I asked him if they had. Andy told me that he couldn’t answer that question, but he could outline a scenario for me. He stressed that none of this was provable, of course, but wondered whether I mightn’t find it interesting. The scenario was of a freelance bank raid by a rogue group of SAS soldiers, commanded by an NCO of an unusually maverick nature (even for The Regiment). It included a savage assault on the bank building using all available weaponry, a series of deliberate ruses to fox both side to the civil war (including the use of emergency services vehicles) plus an infiltration and exfiltration from the war-torn city via the sea. And it involved an SAS troop-sized force operating out of Cyprus at a time when the military high command were at odds with the SAS itself, and trying to foist rigidly controlling elements onto what will always remain a maverick, spirited outfit.
After three or four hours of note taking, and after my SAS mate had repeatedly stressed that this was ‘all theoretical, of course’, I paid the bill and we left the café and went our separate ways. During the months that followed I spoke with Andy on several occasions, and each time he asked me whether I’d looked into the story of the Beirut raid any further. Eventually I did. What struck me first was the immense paucity of information on what was and remains the world’s largest ever bank job. These are the known facts. The raid took place over three days, from January 21-23rd, 1976. A guerrilla force blasted their way into the Beirut bank vault and proceeded to remove so much loot that several trucks were needed to spirit it away. Several smaller Beirut banks appear to have been robbed at around the same time. But whilst those were casual acts of small-scale looting, this appears to have been a well-planned and daringly executed raid on a gigantic scale.
And that’s it. Those are the known facts. The raid on the bank is notable in that so little is known about it, and in particular how much was stolen and who was responsible. The main bulk of the valuables seized during the raid were made up of gold bullion, although there were also cash deposits, bonds and share certificates. The stolen loot may have been worth anything from fifty million dollars to some five hundred million dollars, or any figure in between. Whilst the robbery remains unsolved, it is also largely unheard of: very few people that I spoke to from the relevant military and law enforcement agencies knew anything about the raid, or even that it took place. It had, quite simply, disappeared off the radar screen - which in itself was enough to pique anyone’s interest.
Since the raid took place a string of possible suspects had been identified, including: the Christian or Muslim militias in Beirut; the Corsican or Sicilian Mafia; the Russian Mafia; the Israeli special forces, MOSSAD; the Irish Republican Army (IRA); and Yaser Arafat’s Force 17. Nowhere in my research did I find a single reference to the fact that the SAS might have carried out the raid, as a freelance act of pillage par excellence. I met up with Andy again and told him what I’d managed to find out, which was shockingly little. He laughed and didn’t appear surprised. He filled in a few more of the details for me – all entirely theoretical, of course – and told me that was as much as he could say. Any more and he would be speaking out of turn, and breaking certain confidences.

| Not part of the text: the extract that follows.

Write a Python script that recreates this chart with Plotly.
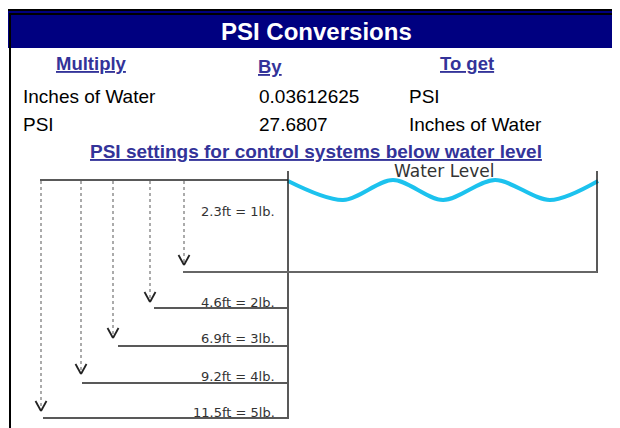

I checked the story with several other SAS and SBS mates, but found that I had entered into a world of smoke and mirrors. Some had heard of the Beirut bank job; others hadn’t. Some believed Andy’s story; others suspected it was a complete fiction. Finally, it was clear that the book I had in mind to write would have to be a fiction, but one based upon a hard core of facts. And so Cobra Gold was born. Having exhausted the research I might do on the Beirut bank raid itself, I turned my attention to The Regiment. Did the SAS have a prior history of freelance acts of pillage? Had there ever been any similar robberies?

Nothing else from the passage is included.